I began thinking about all the different people I meet everyday. At the hotel I meet people from all over the country and the world. They all come from different places and have different reasons for being in Nashville. And often I get to talk to them for a few minutes and discover a few things about them. I see them come and go and what they act like when they are in a different town. Then, when I deliever pizza, I meet people who live here. I see them only for a moment, but I see their house or the apartment complex they live in. I get to peek in front door and see what their living room looks like, what kind of magazines they keep on their coffee table and what kind of car they drive. I thought that I could write about these people. I could even string life stories together as my characters interact with each other, if only for a moment, one by one.

When I tried this, nothing happened. I got a paragraph, which, when I came back to later, was the worst paragraph I'd ever read. I was rather disheartened. I was lost as to how to get the gears turning and the words flowing. Previously, I had been recommened a book called The Artist's Way by Julia Cameron, but had never followed up on it. I looked for it on Amazon, and also found other books that Cameron had written. One in particular caught my interest. It is called The Right to Wright: An Invitation and Initiation into the Writing Life.
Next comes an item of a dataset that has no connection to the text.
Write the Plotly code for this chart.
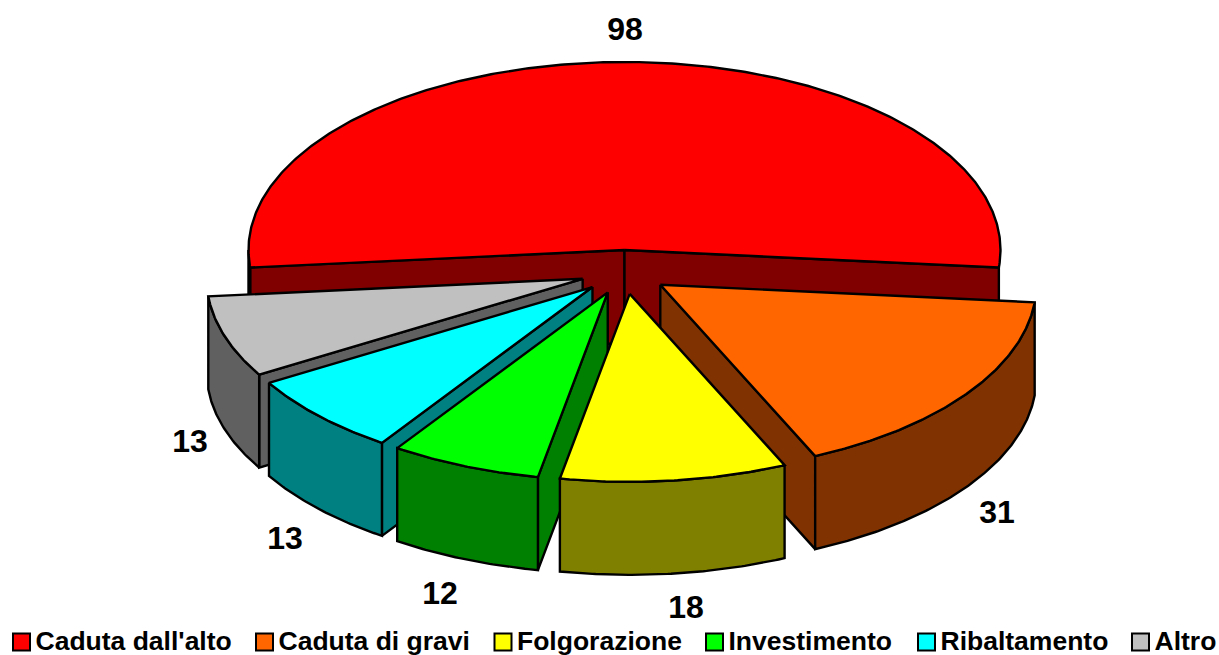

It was the subtitle that made me decide to buy it.

I received it today and began reading. At the start it sounded like the book for me. It was discribing writing as something that should be done for itself, and not for the lofty goals we set for it. It talked about writers having a hard time because of self-scrutiny and fear. I came to the third chapter (only 10 pages in), which was called "Let Yourself Listen". She says, "Once writing becomes an act of listening instead of an act of speech... I find myself amazed and interested by the sentences that seem to want themselves written."

I began to cry when I read that. Not only did I feel like the self-imposed burden of writing was being lifted off my shoulders, but I fully understood what she meant by the word "listen". Truly listening is a lesson that I've already learned through my years of music appreciation. Listening to music became an artform in and of itself to me. I felt the art of the music come into me and I understood what it was telling me while I felt the creativity of it leaving me -- this creativity I created, but was not able to commit to a medium. It just left me and went out into the air to float above the stratosphere, as if I was giving my instance back to the form. I realized that sensation -- my ability to accomplish two-way listening -- will be what allows me to write. I just need to give my creativity to the page instead of letting it drift off above the clouds.
samanthakayne:
wow.

i'm sorry i missed this entry when it was originally posted. that has to be one of the most eloquent moments of self-expression i've encountered. and how beautiful to have it be about writing. lovely irony, that.